In the presentations from the past three Passive Wireless Sensors workshops presented by the ISA Communications Division, you'll find both active and passive RFID-based sensor developments and applications in a number of industries. Some typical industrial applications where I could see pervasive sensors being useful are, to name a few:
- In the process, or perhaps the catalyst, in either a fixed or fluidized reactor to fully understand not just the state of the reaction, but if there are any "inactive" zones in the vessel;
- At interfaces, especially of rag layers, to better understand the dynamics of why a fluid is not separating; and
- Multiphase flow systems.
In conversation with your process or plant engineer, I'm sure you could also identify a list of "I wish I could measure" items.
Because pervasive networks are likely to make more complex measurements than pressure or temperature, they're apt to be used in much the same way as a process analyzer or to measure similar variables, and may require the same level of support, at least for their initial installation. Pervasive sensors are in many ways similar to the inferential sensors used to replace continuous emission measurement systems (CEMS), so combining this functionality with their novelty also makes them likely to be part of the analyzer network and supported by that team.

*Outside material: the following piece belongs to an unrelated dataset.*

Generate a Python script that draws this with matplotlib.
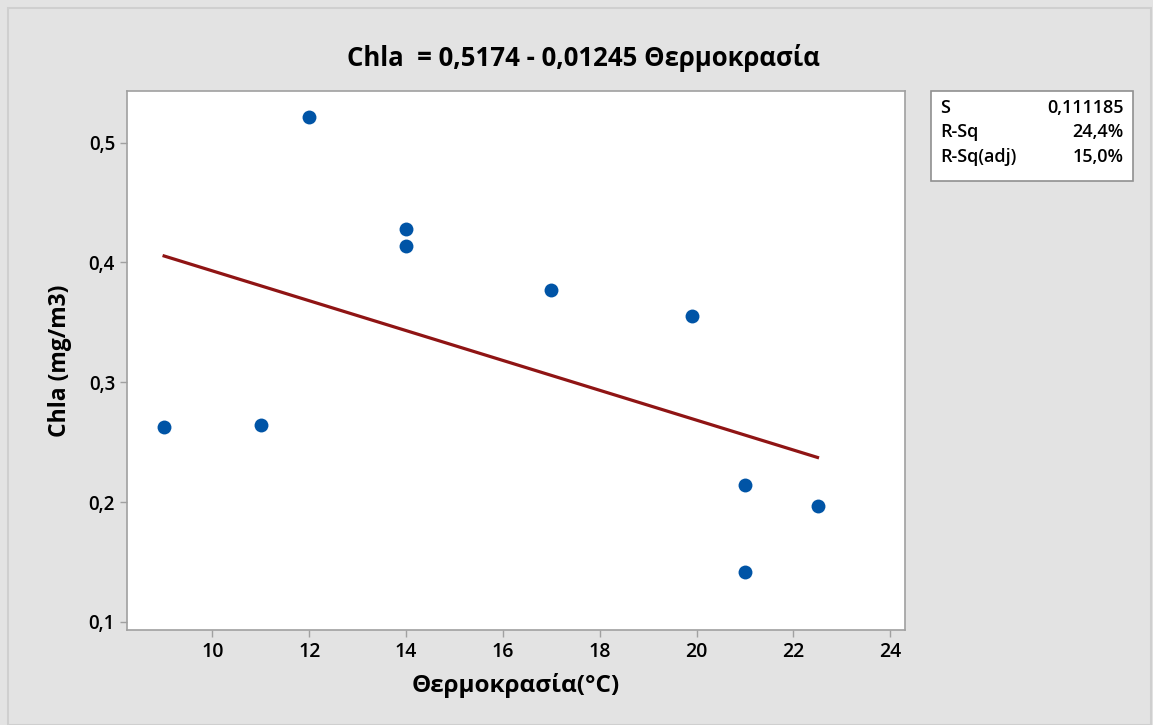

As a process analyzer support person, I know that if I were responsible for a pervasive network that used wireless, I would also make sure I had the infrastructure in place, including a backhaul system, so I could remotely access and monitor the system. Of course, if I have a backhaul infrastructure in place, particularly if it's dedicated to my analytical measurements, I'm also going to see how it might be used for other things, for example, connecting to the traditional larger wired analyzers or building a process analyzer maintenance network.
Facilities always need more information to better understand and control processes. Pervasive sensors and the underlying mathematical models that can be built as a result are other tools in our arsenal to make that possible, but doing so will require that we think and act differently, stretching our infrastructure to do more than one thing.
If we want to take wireless technology to the next level and identify the "killer app," we'll have to stop thinking of how to do wired projects wirelessly and instead replace terminations with connections. What connections are you now able and ready to make without any wires?